Their jailing happened at a lucky time–three days before Thanksgiving. That afternoon, Albany State College suspended classes for the holiday, and crowds of black students headed to the same Trailways station to go home. In the wake of the day’s previous arrests, the dean of students went along to be sure his young charges went into the black waiting room. Two, though, eluded him and darted into the white one. Being black, the dean was prohibited from going in himself, so he could only watch as the two youths, Blanton Hall and Bertha Gober, were arrested by policemen who informed them they were creating a disturbance.
The thought of the two young out-of-town students having to spend Thanksgiving in a jail away from their hometowns moved adults in Albany’s black community. The two, along with the trio of arrested Youth Council members, were brought plates of turkey from homes in the community.
On the Saturday after Thanksgiving, Hall and Gober were informed they had been suspended by Albany State. That did it. Adult leaders of a newly-formed self-dubbed “Albany Movement” called a mass meeting that night in a local Baptist church. The adult NAACP members spoke, but the spirit of the meeting was hijacked by Sherrod and Reagon. Reagon, a gifted singer, and two students of operatic voice whom he had recruited, Rutha Harris and Bernice Johnson, shrewdly used a cappella protest songs to galvanize rebellion.
Before it knew it, the crowd found itself singing along in defiance of no less than the city’s police chief, Laurie Pritchett.
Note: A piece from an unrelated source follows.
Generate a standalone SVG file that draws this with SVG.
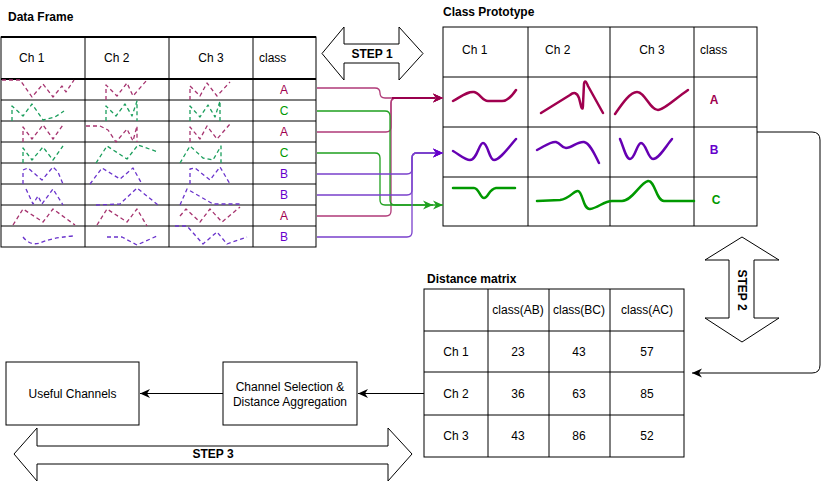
<svg xmlns="http://www.w3.org/2000/svg" width="830" height="485" viewBox="0 0 830 485">
<style>
text{font-family:"Liberation Sans",Arial,sans-serif;font-size:12px;fill:#000}
.b{font-weight:bold}
.m{text-anchor:middle}
.grid{stroke:#000;stroke-width:1;fill:none}
.dm,.dg,.dp{fill:none;stroke-width:1.3;stroke-dasharray:4,3;stroke-linejoin:round}
.dm{stroke:#a6336f}
.dg{stroke:#1a9e5c}
.dp{stroke:#6a33cc}
.pa{fill:none;stroke:#a0004f;stroke-width:2.5;stroke-linecap:round;stroke-linejoin:round}
.pb{fill:none;stroke:#6600b3;stroke-width:2.5;stroke-linecap:round;stroke-linejoin:round}
.pc{fill:none;stroke:#009900;stroke-width:2.5;stroke-linecap:round;stroke-linejoin:round}
.cm{fill:none;stroke:#b03a78;stroke-width:1.3}
.cg{fill:none;stroke:#1fa01f;stroke-width:1.3}
.cp{fill:none;stroke:#7a40cc;stroke-width:1.3}
.ck{fill:none;stroke:#000;stroke-width:1}
.big{fill:#fff;stroke:#000;stroke-width:1}
.cA{fill:#a0004f}.cB{fill:#6600cc}.cC{fill:#009900}
</style>
<defs>
<marker id="am" markerUnits="userSpaceOnUse" markerWidth="12" markerHeight="10" refX="10" refY="5" orient="auto"><path d="M0,0.5 L10,5 L0,9.5 L3,5 Z" fill="#99004d"/></marker>
<marker id="ag" markerUnits="userSpaceOnUse" markerWidth="12" markerHeight="10" refX="10" refY="5" orient="auto"><path d="M0,0.5 L10,5 L0,9.5 L3,5 Z" fill="#1fa01f"/></marker>
<marker id="ap" markerUnits="userSpaceOnUse" markerWidth="12" markerHeight="10" refX="10" refY="5" orient="auto"><path d="M0,0.5 L10,5 L0,9.5 L3,5 Z" fill="#6600cc"/></marker>
<marker id="ak" markerUnits="userSpaceOnUse" markerWidth="12" markerHeight="10" refX="10" refY="5" orient="auto"><path d="M0,0.5 L10,5 L0,9.5 L3,5 Z" fill="#000"/></marker>
</defs>

<g id="data-frame">
<text class="b" x="8" y="21">Data Frame</text>
<rect x="1" y="37" width="315" height="210" class="grid" stroke-width="1.5"/>
<line x1="1" y1="37" x2="316" y2="37" stroke="#000" stroke-width="2"/>
<line x1="1" y1="79" x2="316" y2="79" stroke="#000" stroke-width="2"/>
<path class="grid" d="M1,100H316M1,121H316M1,142H316M1,163H316M1,184H316M1,205H316M1,226H316M85,37V247M169,37V247M253,37V247"/>
<text x="19" y="62">Ch 1</text><text x="104" y="62">Ch 2</text><text x="211" y="62" class="m">Ch 3</text><text x="259" y="62">class</text>
<text x="284" y="94" class="m cA">A</text>
<text x="284" y="115" class="m cC">C</text>
<text x="284" y="136" class="m cA">A</text>
<text x="284" y="157" class="m cC">C</text>
<text x="284" y="178" class="m cB">B</text>
<text x="284" y="199" class="m cB">B</text>
<text x="284" y="220" class="m cA">A</text>
<text x="284" y="241" class="m cB">B</text>
<path class="dm" d="M2,80 L20,80 L32,97 L43,84 L53,97 L62,86 L66,92 L74,80"/>
<path class="dm" d="M106,100 L106,85 L117,96 L127,83 L133,96 L147,80"/>
<path class="dm" d="M190,100 L190,86 L200,96 L207,83 L217,96 L230,82"/>
<path class="dg" d="M12,121 L12,106 L23,116 L32,104 L43,120 L55,117 L64,111"/>
<path class="dg" d="M106,121 L106,106 L116,116 L125,104 L132,116 L137,101 L137,121"/>
<path class="dg" d="M190,121 L190,106 L200,117 L208,105 L215,117 L220,101 L220,121"/>
<path class="dm" d="M23,142 L23,127 L32,139 L43,125 L53,139 L63,125"/>
<path class="dm" d="M86,126 L100,126 L108,130 L116,142 L127,129 L133,141 L137,126 L137,142"/>
<path class="dm" d="M190,142 L190,127 L200,139 L207,126 L217,139 L230,124"/>
<path class="dg" d="M23,163 L23,148 L32,160 L43,147 L53,160 L63,146"/>
<path class="dg" d="M96,163 L107,146 L127,159 L138,145 L158,152"/>
<path class="dg" d="M180,163 L190,146 L203,158 L213,160 L221,146 L221,163"/>
<path class="dp" d="M23,184 L23,170 L28,168 L42,180 L53,167 L58,172 L63,184"/>
<path class="dp" d="M90,184 L102,168 L120,179 L133,168 L142,184"/>
<path class="dp" d="M190,184 L190,169 L195,168 L210,180 L220,167 L230,184"/>
<path class="dp" d="M26,189 L33,204 L38,196 L42,204 L53,189 L63,205"/>
<path class="dp" d="M96,205 L120,204 L137,188 L158,205"/>
<path class="dp" d="M180,205 L187,189 L213,204 L240,204"/>
<path class="dm" d="M13,225 L23,209 L43,222 L53,209 L75,225"/>
<path class="dm" d="M97,225 L107,209 L127,222 L137,209 L147,226"/>
<path class="dm" d="M180,216 L186,209 L200,222 L210,209 L222,222 L240,207"/>
<path class="dp" d="M23,237 Q30,246 40,243 Q50,238 73,236"/>
<path class="dp" d="M107,237 L122,237 L137,245 L157,236"/>
<path class="dp" d="M175,226 L187,226 L203,244 L217,232 L227,244 L247,237"/>
</g>

<g id="step1">
<polygon class="big" points="322,53.5 344,27 344,44 399,44 399,27 423,53.5 399,80 399,63 344,63 344,80"/>
<text x="372" y="58" class="b m">STEP 1</text>
</g>

<g id="class-prototype">
<text class="b" x="443" y="16">Class Prototype</text>
<rect x="443" y="27" width="314" height="199" class="grid"/>
<path class="grid" d="M443,77H757M443,127H757M443,177H757M528,27V226M610,27V226M694,27V226"/>
<text x="462" y="54">Ch 1</text><text x="545" y="54">Ch 2</text><text x="652" y="54" class="m">Ch 3</text><text x="700" y="54">class</text>
<text x="714" y="104" class="b m cA">A</text>
<text x="714" y="154" class="b m cB">B</text>
<text x="716" y="204" class="b m cC">C</text>
<path class="pa" d="M453,101 C462,96 468,91 474,92 C480,93 482,101 488,101 L502,101 C508,101 512,96 516,90"/>
<path class="pa" d="M541,113 L570,95 Q576,90 579,98 L581,106 Q583,112 583,104 L584,84 Q585,78 588,86 L603,113"/>
<path class="pa" d="M615,114 C622,104 630,92 637,92 C645,92 650,110 658,110 C664,110 676,98 688,90"/>
<path class="pb" d="M453,151 C460,155 465,160 470,160 C477,160 479,143 483,143 C488,143 489,160 494,160 C500,160 508,148 516,139"/>
<path class="pb" d="M537,150 C545,146 551,141 556,142 C561,143 561,148 566,148 C572,148 578,141 584,142 C590,143 595,155 599,163"/>
<path class="pb" d="M620,139 C624,148 626,159 630,159 C635,159 637,143 641,143 C646,143 648,159 653,159 C659,159 666,146 672,139"/>
<path class="pc" d="M453,188 L474,188 C479,188 480,198 484,198 C488,198 489,189 496,188 L515,188"/>
<path class="pc" d="M537,201 L560,200 C570,199 574,190 578,191 C583,192 583,210 590,209 C598,208 604,201 612,201 L622,201 C632,201 640,183 648,181 C655,180 656,201 664,201 L694,201"/>
</g>

<g id="step2">
<polygon class="big" points="742,237 779,260 754,260 754,318 779,318 742,342 705,318 729,318 729,260 705,260"/>
<text class="b m" transform="translate(742,290) rotate(90)" dominant-baseline="central">STEP 2</text>
</g>

<g id="distance-matrix">
<text class="b" x="427" y="283">Distance matrix</text>
<rect x="424" y="289" width="260" height="168" class="grid"/>
<path class="grid" d="M424,331H684M424,372H684M424,415H684M488,289V457M549,289V457M610,289V457"/>
<text x="518" y="314" class="m">class(AB)</text><text x="579" y="314" class="m">class(BC)</text><text x="647" y="314" class="m">class(AC)</text>
<text x="456" y="356" class="m">Ch 1</text><text x="518" y="356" class="m">23</text><text x="579" y="356" class="m">43</text><text x="647" y="356" class="m">57</text>
<text x="456" y="398" class="m">Ch 2</text><text x="518" y="398" class="m">36</text><text x="579" y="398" class="m">63</text><text x="647" y="398" class="m">85</text>
<text x="456" y="440" class="m">Ch 3</text><text x="518" y="440" class="m">43</text><text x="579" y="440" class="m">86</text><text x="647" y="440" class="m">52</text>
</g>

<g id="channel-selection">
<rect x="223" y="362" width="134" height="63" class="big"/>
<text x="290" y="391" class="m">Channel Selection &amp;</text>
<text x="290" y="406" class="m">Distance Aggregation</text>
</g>

<g id="useful-channels">
<rect x="6" y="362" width="133" height="63" class="big"/>
<text x="72.5" y="398" class="m">Useful Channels</text>
</g>

<g id="step3">
<polygon class="big" points="14,454 37,428 37,446 388,446 388,428 412,454 388,481 388,464 37,464 37,481"/>
<text x="213" y="458" class="b m">STEP 3</text>
</g>

<g id="connectors">
<path class="cm" d="M317,88 L375,88 Q380,88 380,93 Q380,98 385,98 L443,98" marker-end="url(#am)"/>
<path class="cm" d="M317,132 L386,132 Q391,132 391,127 L391,103 Q391,98 396,98 L443,98" marker-end="url(#am)"/>
<path class="cm" d="M317,216 L386,216 Q391,216 391,211 L391,103 Q391,98 396,98 L443,98" marker-end="url(#am)"/>
<path d="M392,98 L435,98" stroke="#99004d" stroke-width="2.2"/>
<path class="cg" d="M317,111 L385,111 Q390,111 390,116 L390,200 Q390,205 395,205 L433,205" marker-end="url(#ag)"/>
<path class="cg" d="M317,153 L375,153 Q380,153 380,158 L380,200 Q380,205 385,205 L443,205" marker-end="url(#ag)"/>
<path class="cp" d="M317,174 L407,174 Q412,174 412,169 L412,158 Q412,153 417,153 L443,153" marker-end="url(#ap)"/>
<path class="cp" d="M317,195 L407,195 Q412,195 412,190 L412,158 Q412,153 417,153 L443,153" marker-end="url(#ap)"/>
<path class="cp" d="M317,237 L407,237 Q412,237 412,232 L412,158 Q412,153 417,153 L443,153" marker-end="url(#ap)"/>
<path class="ck" d="M757,132 L812,132 Q820,132 820,140 L820,365 Q820,373 812,373 L692,373" marker-end="url(#ak)"/>
<path class="ck" d="M424,393.5 L358,393.5" marker-end="url(#ak)"/>
<path class="ck" d="M223,393.5 L140,393.5" marker-end="url(#ak)"/>
</g>
</svg>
To the tune of the old spiritual “Ain’t Gonna Let Nobody Turn Me Around,” they sang out flat challenge:
“Ain’t gonna let Chief Pritchett turned me around…”
The Albany Movement was suddenly far more than a name.
(For further information, see Parting The Waters: America in the King Years 1954-63 by Taylor Branch, Simon & Schuster 1988; An Easy Burden: The Civil Rights Movement and the Transformation of America by Andrew Young, Harper Collins 1996; The Eyes on the Prize Civil Rights Reader by Clayborne Carson, David J. Garrow, Gerald Gill, Vincent Harding, and Darlene Clark Hine, eds., Viking Penguin 1991.)